__Information supplied__.

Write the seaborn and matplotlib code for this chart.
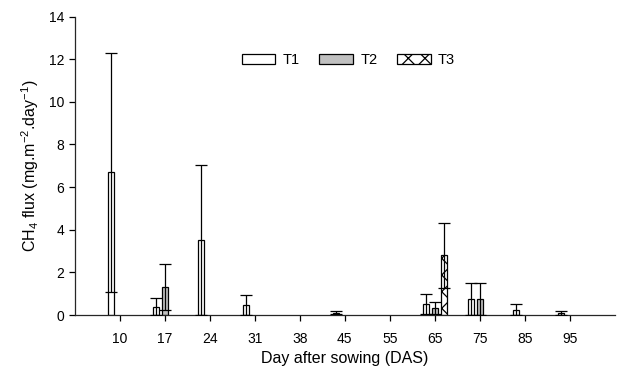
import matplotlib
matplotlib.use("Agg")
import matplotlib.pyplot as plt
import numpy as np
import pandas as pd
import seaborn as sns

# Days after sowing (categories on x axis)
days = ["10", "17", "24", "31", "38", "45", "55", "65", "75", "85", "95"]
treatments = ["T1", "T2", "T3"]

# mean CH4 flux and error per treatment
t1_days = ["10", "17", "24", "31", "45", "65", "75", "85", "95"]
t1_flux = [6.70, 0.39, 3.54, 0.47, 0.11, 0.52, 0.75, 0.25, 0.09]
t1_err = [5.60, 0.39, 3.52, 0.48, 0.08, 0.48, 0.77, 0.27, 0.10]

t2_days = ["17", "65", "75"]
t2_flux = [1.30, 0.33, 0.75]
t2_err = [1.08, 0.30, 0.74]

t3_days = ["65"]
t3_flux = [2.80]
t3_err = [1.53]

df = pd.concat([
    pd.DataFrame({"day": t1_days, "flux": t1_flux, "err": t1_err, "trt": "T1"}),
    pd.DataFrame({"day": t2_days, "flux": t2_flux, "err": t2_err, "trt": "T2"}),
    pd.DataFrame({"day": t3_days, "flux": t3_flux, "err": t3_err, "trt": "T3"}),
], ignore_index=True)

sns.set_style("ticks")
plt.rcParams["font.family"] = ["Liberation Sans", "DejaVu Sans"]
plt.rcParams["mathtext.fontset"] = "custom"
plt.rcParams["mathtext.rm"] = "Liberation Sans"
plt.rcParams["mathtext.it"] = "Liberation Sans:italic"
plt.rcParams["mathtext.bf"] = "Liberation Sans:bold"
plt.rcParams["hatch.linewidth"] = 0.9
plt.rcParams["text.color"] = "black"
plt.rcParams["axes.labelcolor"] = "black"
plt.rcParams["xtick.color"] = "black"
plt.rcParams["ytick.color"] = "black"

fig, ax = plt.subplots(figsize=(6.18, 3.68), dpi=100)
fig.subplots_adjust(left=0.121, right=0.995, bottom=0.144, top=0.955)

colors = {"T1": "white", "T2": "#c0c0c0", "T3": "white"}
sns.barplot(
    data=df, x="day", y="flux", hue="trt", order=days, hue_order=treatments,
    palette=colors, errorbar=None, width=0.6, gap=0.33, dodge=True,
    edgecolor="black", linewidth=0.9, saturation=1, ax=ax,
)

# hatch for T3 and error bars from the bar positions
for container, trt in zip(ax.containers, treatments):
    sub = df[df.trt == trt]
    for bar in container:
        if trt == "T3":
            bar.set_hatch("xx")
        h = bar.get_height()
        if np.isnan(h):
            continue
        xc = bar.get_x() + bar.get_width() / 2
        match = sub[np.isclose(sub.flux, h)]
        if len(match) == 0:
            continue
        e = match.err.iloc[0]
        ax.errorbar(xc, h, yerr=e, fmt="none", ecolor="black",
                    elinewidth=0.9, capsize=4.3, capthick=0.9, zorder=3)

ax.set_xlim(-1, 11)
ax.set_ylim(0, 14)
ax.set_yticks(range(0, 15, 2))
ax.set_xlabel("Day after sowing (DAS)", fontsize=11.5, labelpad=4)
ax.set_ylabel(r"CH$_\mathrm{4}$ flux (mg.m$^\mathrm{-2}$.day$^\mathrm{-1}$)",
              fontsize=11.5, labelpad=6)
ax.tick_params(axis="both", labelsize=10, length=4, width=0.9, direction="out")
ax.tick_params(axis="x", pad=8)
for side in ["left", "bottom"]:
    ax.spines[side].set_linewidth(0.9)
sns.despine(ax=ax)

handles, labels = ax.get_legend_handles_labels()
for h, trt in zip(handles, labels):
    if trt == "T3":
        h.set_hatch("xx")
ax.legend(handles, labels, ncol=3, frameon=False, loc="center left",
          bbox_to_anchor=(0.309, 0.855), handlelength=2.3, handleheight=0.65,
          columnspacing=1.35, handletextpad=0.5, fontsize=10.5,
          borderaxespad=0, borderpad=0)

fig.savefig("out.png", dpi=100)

==

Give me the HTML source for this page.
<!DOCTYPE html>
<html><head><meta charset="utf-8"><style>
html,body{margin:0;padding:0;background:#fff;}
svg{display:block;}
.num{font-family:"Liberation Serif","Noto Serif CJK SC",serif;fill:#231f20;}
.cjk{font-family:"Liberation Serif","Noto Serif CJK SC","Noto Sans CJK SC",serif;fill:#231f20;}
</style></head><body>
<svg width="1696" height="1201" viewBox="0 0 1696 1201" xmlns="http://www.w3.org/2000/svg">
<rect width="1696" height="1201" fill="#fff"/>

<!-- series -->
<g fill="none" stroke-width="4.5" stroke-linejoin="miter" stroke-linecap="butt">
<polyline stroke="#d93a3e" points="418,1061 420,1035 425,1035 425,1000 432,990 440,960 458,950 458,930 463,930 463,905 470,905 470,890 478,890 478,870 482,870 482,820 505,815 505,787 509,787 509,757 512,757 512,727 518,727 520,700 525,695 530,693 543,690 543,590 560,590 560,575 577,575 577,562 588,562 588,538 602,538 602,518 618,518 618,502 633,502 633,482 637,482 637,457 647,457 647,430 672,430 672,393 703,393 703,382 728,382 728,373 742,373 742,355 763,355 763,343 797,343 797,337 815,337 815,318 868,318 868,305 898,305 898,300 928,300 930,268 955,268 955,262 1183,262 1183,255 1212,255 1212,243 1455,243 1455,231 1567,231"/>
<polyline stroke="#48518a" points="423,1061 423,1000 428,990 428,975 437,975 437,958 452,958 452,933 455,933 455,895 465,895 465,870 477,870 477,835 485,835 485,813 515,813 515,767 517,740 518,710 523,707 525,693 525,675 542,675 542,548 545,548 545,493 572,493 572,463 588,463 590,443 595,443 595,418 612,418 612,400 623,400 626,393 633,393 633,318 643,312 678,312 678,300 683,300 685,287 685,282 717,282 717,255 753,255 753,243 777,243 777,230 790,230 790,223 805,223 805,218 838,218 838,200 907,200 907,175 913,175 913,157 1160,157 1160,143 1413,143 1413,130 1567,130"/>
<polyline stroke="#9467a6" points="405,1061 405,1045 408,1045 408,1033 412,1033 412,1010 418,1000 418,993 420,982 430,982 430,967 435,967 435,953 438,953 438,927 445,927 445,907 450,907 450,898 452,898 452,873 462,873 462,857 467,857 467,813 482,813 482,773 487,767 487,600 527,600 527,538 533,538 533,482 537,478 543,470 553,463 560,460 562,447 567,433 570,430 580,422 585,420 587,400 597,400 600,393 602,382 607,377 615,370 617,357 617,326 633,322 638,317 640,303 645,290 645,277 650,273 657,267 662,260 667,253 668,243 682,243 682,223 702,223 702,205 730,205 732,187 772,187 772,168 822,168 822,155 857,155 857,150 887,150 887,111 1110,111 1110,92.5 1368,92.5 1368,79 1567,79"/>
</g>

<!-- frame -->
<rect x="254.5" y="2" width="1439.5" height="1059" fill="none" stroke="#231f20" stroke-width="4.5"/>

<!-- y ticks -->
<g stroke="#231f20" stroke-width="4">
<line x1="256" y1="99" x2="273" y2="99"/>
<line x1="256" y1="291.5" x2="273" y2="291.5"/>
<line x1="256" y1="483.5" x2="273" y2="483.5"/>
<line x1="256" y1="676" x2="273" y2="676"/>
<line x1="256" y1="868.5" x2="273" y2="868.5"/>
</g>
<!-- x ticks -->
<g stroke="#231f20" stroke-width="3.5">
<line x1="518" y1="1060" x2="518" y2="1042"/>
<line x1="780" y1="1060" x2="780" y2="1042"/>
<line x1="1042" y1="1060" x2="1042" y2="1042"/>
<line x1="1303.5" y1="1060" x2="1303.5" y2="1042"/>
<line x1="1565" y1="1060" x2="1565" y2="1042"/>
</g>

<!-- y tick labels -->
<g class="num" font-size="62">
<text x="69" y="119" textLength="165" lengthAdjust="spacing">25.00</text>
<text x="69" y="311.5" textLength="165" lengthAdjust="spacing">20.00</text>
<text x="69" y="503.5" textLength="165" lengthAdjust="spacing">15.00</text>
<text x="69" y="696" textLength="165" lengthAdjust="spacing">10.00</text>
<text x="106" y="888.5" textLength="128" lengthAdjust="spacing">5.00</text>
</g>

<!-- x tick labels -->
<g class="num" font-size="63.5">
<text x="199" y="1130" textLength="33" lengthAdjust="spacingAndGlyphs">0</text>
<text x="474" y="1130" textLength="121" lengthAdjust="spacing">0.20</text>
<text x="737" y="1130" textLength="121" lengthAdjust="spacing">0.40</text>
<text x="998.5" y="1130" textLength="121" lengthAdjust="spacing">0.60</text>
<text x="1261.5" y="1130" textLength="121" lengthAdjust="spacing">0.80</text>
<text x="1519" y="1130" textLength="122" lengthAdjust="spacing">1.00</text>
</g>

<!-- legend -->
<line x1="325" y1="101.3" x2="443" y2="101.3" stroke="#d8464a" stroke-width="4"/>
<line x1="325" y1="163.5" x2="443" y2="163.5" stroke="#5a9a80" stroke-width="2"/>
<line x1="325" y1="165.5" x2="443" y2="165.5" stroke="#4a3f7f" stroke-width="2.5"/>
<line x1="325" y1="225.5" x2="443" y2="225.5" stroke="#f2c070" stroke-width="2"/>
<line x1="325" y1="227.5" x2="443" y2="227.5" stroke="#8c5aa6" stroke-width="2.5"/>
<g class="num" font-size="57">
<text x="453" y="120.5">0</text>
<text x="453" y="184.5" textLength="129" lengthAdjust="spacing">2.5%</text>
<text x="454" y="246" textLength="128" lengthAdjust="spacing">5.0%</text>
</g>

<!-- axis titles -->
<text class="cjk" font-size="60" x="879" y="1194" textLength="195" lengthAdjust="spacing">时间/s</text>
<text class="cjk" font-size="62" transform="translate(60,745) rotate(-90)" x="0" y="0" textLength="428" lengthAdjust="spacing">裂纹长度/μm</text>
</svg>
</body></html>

__Job__. From the listing above, copy all lines holding the word "seaborn".

__Answer__.
Write the seaborn and matplotlib code for this chart.
import seaborn as sns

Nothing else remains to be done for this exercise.